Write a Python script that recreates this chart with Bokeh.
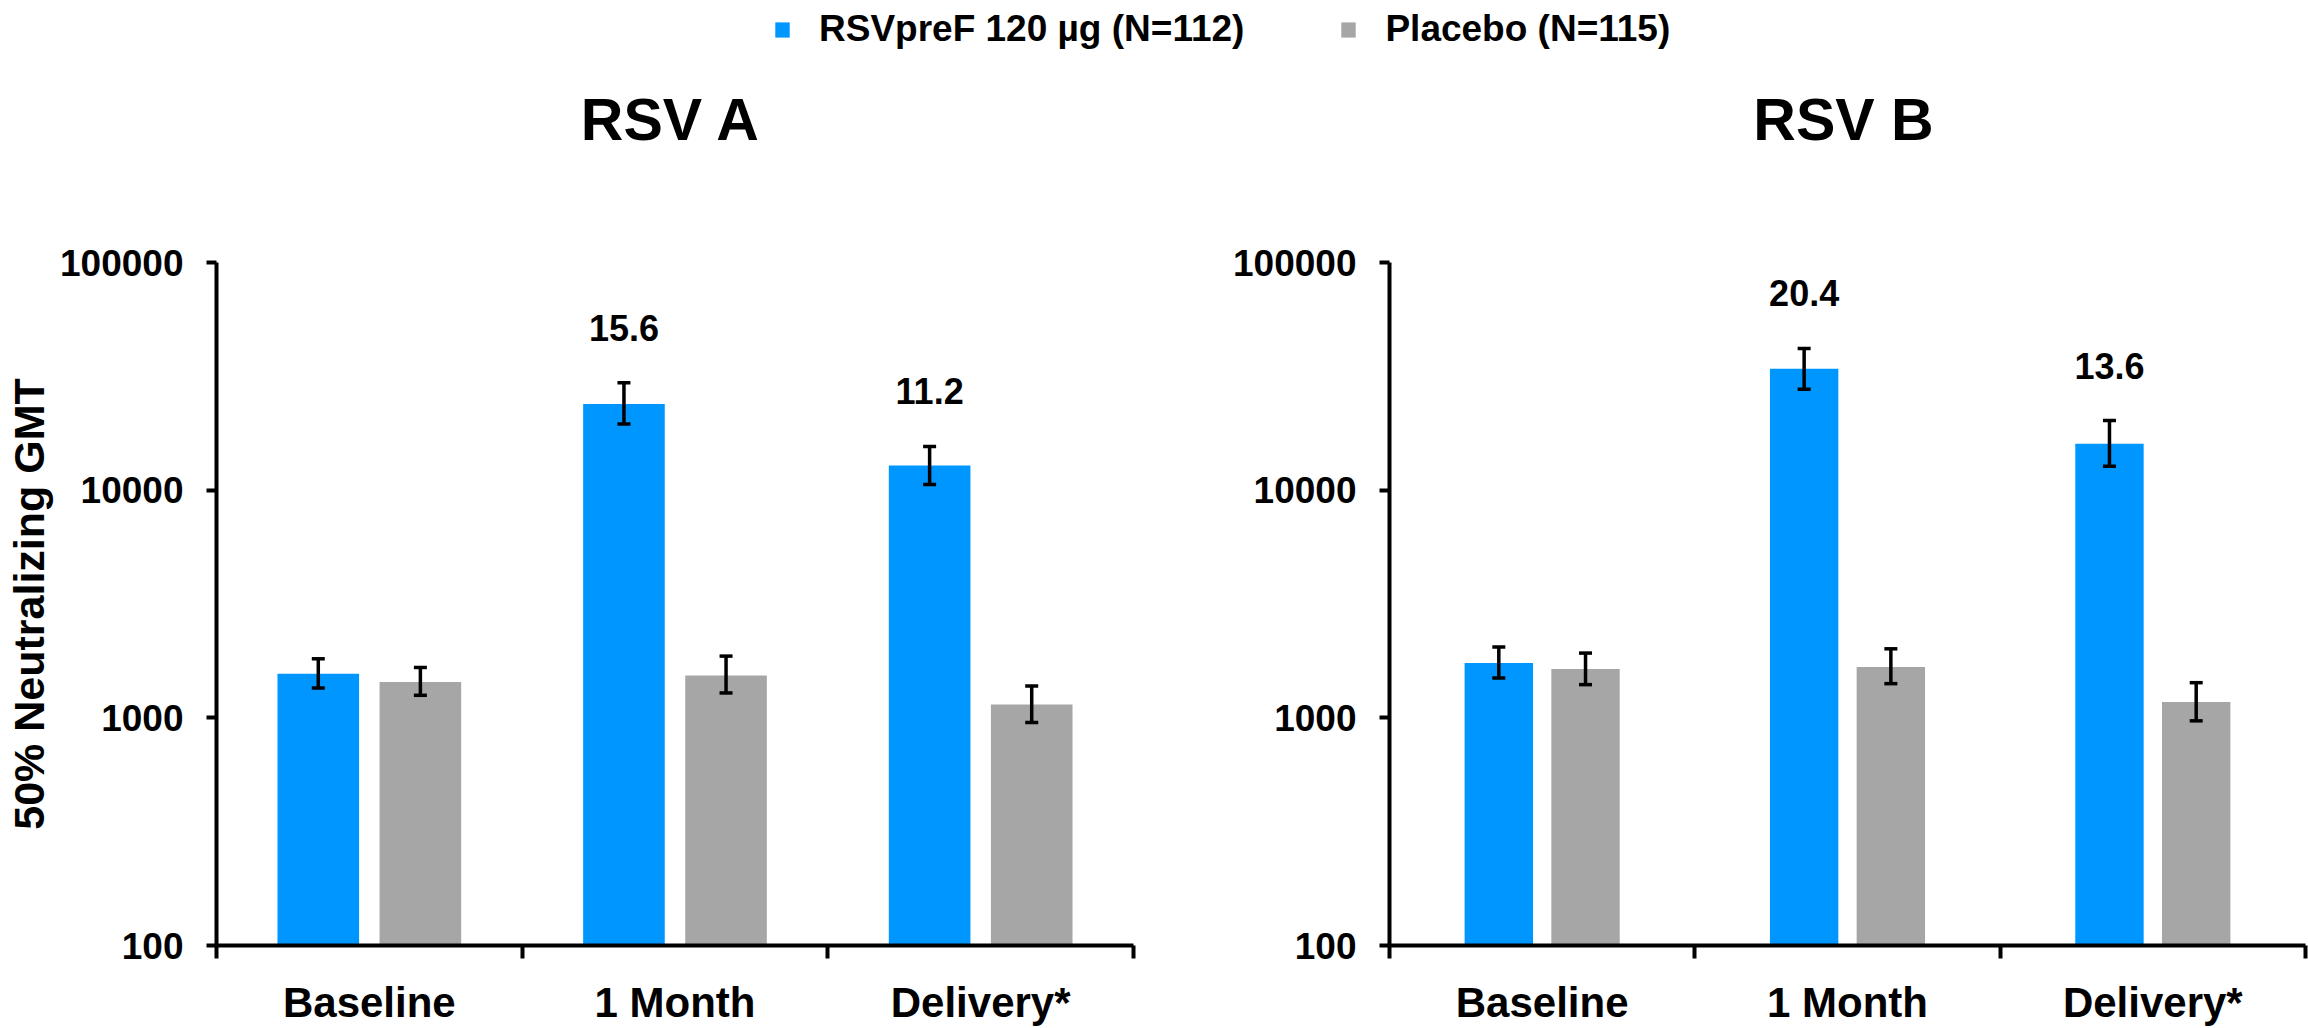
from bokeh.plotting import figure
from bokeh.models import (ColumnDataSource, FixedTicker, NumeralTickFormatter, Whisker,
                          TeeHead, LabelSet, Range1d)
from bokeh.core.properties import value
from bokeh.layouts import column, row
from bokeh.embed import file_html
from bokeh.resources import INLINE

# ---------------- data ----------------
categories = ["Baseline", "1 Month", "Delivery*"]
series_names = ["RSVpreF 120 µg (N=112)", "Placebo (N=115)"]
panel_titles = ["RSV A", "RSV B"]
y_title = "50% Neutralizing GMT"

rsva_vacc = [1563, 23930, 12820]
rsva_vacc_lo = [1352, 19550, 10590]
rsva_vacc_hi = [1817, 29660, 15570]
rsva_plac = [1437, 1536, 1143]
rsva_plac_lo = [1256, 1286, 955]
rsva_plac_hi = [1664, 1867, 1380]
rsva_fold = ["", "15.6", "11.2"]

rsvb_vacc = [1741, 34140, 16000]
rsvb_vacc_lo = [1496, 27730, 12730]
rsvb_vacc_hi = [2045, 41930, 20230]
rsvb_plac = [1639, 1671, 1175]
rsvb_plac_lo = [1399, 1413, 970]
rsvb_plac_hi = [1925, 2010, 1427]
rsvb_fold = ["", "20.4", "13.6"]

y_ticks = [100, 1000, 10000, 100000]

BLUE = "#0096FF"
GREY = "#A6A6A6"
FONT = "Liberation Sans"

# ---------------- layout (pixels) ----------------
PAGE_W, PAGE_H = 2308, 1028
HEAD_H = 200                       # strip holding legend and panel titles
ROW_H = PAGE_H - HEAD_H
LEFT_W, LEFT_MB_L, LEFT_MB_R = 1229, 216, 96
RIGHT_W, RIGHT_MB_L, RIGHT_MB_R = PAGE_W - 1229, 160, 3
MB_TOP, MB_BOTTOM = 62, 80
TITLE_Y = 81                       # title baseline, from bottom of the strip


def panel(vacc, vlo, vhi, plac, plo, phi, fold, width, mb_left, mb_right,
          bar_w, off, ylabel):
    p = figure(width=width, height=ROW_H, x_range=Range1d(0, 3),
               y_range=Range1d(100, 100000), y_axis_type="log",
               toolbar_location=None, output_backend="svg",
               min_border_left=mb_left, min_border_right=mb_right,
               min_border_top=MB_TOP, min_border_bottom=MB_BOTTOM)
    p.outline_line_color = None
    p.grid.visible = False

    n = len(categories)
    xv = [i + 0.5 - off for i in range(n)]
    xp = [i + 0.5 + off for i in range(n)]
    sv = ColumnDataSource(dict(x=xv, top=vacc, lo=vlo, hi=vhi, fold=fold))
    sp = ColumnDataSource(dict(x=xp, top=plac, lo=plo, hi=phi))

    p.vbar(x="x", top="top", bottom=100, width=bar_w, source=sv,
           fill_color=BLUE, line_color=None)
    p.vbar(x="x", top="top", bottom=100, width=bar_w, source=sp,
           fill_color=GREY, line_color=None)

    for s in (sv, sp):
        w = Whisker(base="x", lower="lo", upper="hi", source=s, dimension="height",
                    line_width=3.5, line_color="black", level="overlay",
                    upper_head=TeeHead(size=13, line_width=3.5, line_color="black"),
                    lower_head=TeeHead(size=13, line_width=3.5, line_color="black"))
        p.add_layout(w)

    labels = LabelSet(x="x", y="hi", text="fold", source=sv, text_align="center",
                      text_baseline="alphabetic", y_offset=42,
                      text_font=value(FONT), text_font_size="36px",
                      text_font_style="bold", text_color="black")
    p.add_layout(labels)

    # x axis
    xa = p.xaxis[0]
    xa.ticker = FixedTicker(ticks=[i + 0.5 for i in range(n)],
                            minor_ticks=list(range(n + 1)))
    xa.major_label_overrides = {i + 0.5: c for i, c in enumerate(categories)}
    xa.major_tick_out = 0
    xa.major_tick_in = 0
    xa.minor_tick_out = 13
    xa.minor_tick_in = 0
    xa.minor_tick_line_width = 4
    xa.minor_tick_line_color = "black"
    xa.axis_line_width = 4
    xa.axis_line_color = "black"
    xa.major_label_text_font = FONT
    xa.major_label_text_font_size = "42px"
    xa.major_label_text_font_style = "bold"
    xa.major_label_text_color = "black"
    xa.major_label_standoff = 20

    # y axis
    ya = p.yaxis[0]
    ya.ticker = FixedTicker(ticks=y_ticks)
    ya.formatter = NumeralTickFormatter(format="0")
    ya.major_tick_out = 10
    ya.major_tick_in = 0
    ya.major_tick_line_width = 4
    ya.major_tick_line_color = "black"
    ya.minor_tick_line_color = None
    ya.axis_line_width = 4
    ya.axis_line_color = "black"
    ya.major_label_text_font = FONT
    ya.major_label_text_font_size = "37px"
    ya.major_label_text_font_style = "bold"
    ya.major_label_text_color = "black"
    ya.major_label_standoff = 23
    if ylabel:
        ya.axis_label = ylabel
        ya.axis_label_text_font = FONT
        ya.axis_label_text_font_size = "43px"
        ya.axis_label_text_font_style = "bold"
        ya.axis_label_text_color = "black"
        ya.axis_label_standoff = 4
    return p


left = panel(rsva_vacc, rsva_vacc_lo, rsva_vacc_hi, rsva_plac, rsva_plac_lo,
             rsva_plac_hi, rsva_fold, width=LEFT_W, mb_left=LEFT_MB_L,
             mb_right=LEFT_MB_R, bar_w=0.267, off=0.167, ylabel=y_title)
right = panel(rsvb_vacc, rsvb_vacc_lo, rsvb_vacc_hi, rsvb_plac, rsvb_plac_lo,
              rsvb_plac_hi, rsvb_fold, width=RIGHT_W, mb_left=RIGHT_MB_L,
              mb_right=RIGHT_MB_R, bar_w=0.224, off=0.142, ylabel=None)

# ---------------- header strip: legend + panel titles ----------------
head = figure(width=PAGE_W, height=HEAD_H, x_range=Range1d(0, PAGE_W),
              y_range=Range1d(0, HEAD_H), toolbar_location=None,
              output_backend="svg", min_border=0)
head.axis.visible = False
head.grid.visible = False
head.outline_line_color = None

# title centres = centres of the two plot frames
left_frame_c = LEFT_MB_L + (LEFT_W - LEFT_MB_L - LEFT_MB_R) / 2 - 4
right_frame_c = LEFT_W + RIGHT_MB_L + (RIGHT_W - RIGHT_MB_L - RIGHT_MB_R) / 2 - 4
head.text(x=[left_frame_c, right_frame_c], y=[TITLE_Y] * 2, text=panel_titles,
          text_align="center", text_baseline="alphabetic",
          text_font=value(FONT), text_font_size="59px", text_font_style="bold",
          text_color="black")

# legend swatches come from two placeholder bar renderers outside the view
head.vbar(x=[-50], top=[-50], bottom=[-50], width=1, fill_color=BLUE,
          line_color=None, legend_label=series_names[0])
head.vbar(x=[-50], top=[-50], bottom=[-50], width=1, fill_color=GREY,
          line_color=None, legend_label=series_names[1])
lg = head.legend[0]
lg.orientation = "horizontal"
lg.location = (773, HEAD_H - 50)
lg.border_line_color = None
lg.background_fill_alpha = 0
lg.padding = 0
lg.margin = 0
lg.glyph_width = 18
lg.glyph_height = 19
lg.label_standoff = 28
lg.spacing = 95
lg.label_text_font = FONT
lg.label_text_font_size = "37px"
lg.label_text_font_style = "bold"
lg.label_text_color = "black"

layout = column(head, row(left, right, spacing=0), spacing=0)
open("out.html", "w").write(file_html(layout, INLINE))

········

Exercise description ▸ Ignore the images and quote every line of the listing exactly.

Full output ▸
Write a Python script that recreates this chart with Bokeh.
from bokeh.plotting import figure
from bokeh.models import (ColumnDataSource, FixedTicker, NumeralTickFormatter, Whisker,
                          TeeHead, LabelSet, Range1d)
from bokeh.core.properties import value
from bokeh.layouts import column, row
from bokeh.embed import file_html
from bokeh.resources import INLINE

# ---------------- data ----------------
categories = ["Baseline", "1 Month", "Delivery*"]
series_names = ["RSVpreF 120 µg (N=112)", "Placebo (N=115)"]
panel_titles = ["RSV A", "RSV B"]
y_title = "50% Neutralizing GMT"

rsva_vacc = [1563, 23930, 12820]
rsva_vacc_lo = [1352, 19550, 10590]
rsva_vacc_hi = [1817, 29660, 15570]
rsva_plac = [1437, 1536, 1143]
rsva_plac_lo = [1256, 1286, 955]
rsva_plac_hi = [1664, 1867, 1380]
rsva_fold = ["", "15.6", "11.2"]

rsvb_vacc = [1741, 34140, 16000]
rsvb_vacc_lo = [1496, 27730, 12730]
rsvb_vacc_hi = [2045, 41930, 20230]
rsvb_plac = [1639, 1671, 1175]
rsvb_plac_lo = [1399, 1413, 970]
rsvb_plac_hi = [1925, 2010, 1427]
rsvb_fold = ["", "20.4", "13.6"]

y_ticks = [100, 1000, 10000, 100000]

BLUE = "#0096FF"
GREY = "#A6A6A6"
FONT = "Liberation Sans"

# ---------------- layout (pixels) ----------------
PAGE_W, PAGE_H = 2308, 1028
HEAD_H = 200                       # strip holding legend and panel titles
ROW_H = PAGE_H - HEAD_H
LEFT_W, LEFT_MB_L, LEFT_MB_R = 1229, 216, 96
RIGHT_W, RIGHT_MB_L, RIGHT_MB_R = PAGE_W - 1229, 160, 3
MB_TOP, MB_BOTTOM = 62, 80
TITLE_Y = 81                       # title baseline, from bottom of the strip


def panel(vacc, vlo, vhi, plac, plo, phi, fold, width, mb_left, mb_right,
          bar_w, off, ylabel):
    p = figure(width=width, height=ROW_H, x_range=Range1d(0, 3),
               y_range=Range1d(100, 100000), y_axis_type="log",
               toolbar_location=None, output_backend="svg",
               min_border_left=mb_left, min_border_right=mb_right,
               min_border_top=MB_TOP, min_border_bottom=MB_BOTTOM)
    p.outline_line_color = None
    p.grid.visible = False

    n = len(categories)
    xv = [i + 0.5 - off for i in range(n)]
    xp = [i + 0.5 + off for i in range(n)]
    sv = ColumnDataSource(dict(x=xv, top=vacc, lo=vlo, hi=vhi, fold=fold))
    sp = ColumnDataSource(dict(x=xp, top=plac, lo=plo, hi=phi))

    p.vbar(x="x", top="top", bottom=100, width=bar_w, source=sv,
           fill_color=BLUE, line_color=None)
    p.vbar(x="x", top="top", bottom=100, width=bar_w, source=sp,
           fill_color=GREY, line_color=None)

    for s in (sv, sp):
        w = Whisker(base="x", lower="lo", upper="hi", source=s, dimension="height",
                    line_width=3.5, line_color="black", level="overlay",
                    upper_head=TeeHead(size=13, line_width=3.5, line_color="black"),
                    lower_head=TeeHead(size=13, line_width=3.5, line_color="black"))
        p.add_layout(w)

    labels = LabelSet(x="x", y="hi", text="fold", source=sv, text_align="center",
                      text_baseline="alphabetic", y_offset=42,
                      text_font=value(FONT), text_font_size="36px",
                      text_font_style="bold", text_color="black")
    p.add_layout(labels)

    # x axis
    xa = p.xaxis[0]
    xa.ticker = FixedTicker(ticks=[i + 0.5 for i in range(n)],
                            minor_ticks=list(range(n + 1)))
    xa.major_label_overrides = {i + 0.5: c for i, c in enumerate(categories)}
    xa.major_tick_out = 0
    xa.major_tick_in = 0
    xa.minor_tick_out = 13
    xa.minor_tick_in = 0
    xa.minor_tick_line_width = 4
    xa.minor_tick_line_color = "black"
    xa.axis_line_width = 4
    xa.axis_line_color = "black"
    xa.major_label_text_font = FONT
    xa.major_label_text_font_size = "42px"
    xa.major_label_text_font_style = "bold"
    xa.major_label_text_color = "black"
    xa.major_label_standoff = 20

    # y axis
    ya = p.yaxis[0]
    ya.ticker = FixedTicker(ticks=y_ticks)
    ya.formatter = NumeralTickFormatter(format="0")
    ya.major_tick_out = 10
    ya.major_tick_in = 0
    ya.major_tick_line_width = 4
    ya.major_tick_line_color = "black"
    ya.minor_tick_line_color = None
    ya.axis_line_width = 4
    ya.axis_line_color = "black"
    ya.major_label_text_font = FONT
    ya.major_label_text_font_size = "37px"
    ya.major_label_text_font_style = "bold"
    ya.major_label_text_color = "black"
    ya.major_label_standoff = 23
    if ylabel:
        ya.axis_label = ylabel
        ya.axis_label_text_font = FONT
        ya.axis_label_text_font_size = "43px"
        ya.axis_label_text_font_style = "bold"
        ya.axis_label_text_color = "black"
        ya.axis_label_standoff = 4
    return p


left = panel(rsva_vacc, rsva_vacc_lo, rsva_vacc_hi, rsva_plac, rsva_plac_lo,
             rsva_plac_hi, rsva_fold, width=LEFT_W, mb_left=LEFT_MB_L,
             mb_right=LEFT_MB_R, bar_w=0.267, off=0.167, ylabel=y_title)
right = panel(rsvb_vacc, rsvb_vacc_lo, rsvb_vacc_hi, rsvb_plac, rsvb_plac_lo,
              rsvb_plac_hi, rsvb_fold, width=RIGHT_W, mb_left=RIGHT_MB_L,
              mb_right=RIGHT_MB_R, bar_w=0.224, off=0.142, ylabel=None)

# ---------------- header strip: legend + panel titles ----------------
head = figure(width=PAGE_W, height=HEAD_H, x_range=Range1d(0, PAGE_W),
              y_range=Range1d(0, HEAD_H), toolbar_location=None,
              output_backend="svg", min_border=0)
head.axis.visible = False
head.grid.visible = False
head.outline_line_color = None

# title centres = centres of the two plot frames
left_frame_c = LEFT_MB_L + (LEFT_W - LEFT_MB_L - LEFT_MB_R) / 2 - 4
right_frame_c = LEFT_W + RIGHT_MB_L + (RIGHT_W - RIGHT_MB_L - RIGHT_MB_R) / 2 - 4
head.text(x=[left_frame_c, right_frame_c], y=[TITLE_Y] * 2, text=panel_titles,
          text_align="center", text_baseline="alphabetic",
          text_font=value(FONT), text_font_size="59px", text_font_style="bold",
          text_color="black")

# legend swatches come from two placeholder bar renderers outside the view
head.vbar(x=[-50], top=[-50], bottom=[-50], width=1, fill_color=BLUE,
          line_color=None, legend_label=series_names[0])
head.vbar(x=[-50], top=[-50], bottom=[-50], width=1, fill_color=GREY,
          line_color=None, legend_label=series_names[1])
lg = head.legend[0]
lg.orientation = "horizontal"
lg.location = (773, HEAD_H - 50)
lg.border_line_color = None
lg.background_fill_alpha = 0
lg.padding = 0
lg.margin = 0
lg.glyph_width = 18
lg.glyph_height = 19
lg.label_standoff = 28
lg.spacing = 95
lg.label_text_font = FONT
lg.label_text_font_size = "37px"
lg.label_text_font_style = "bold"
lg.label_text_color = "black"

layout = column(head, row(left, right, spacing=0), spacing=0)
open("out.html", "w").write(file_html(layout, INLINE))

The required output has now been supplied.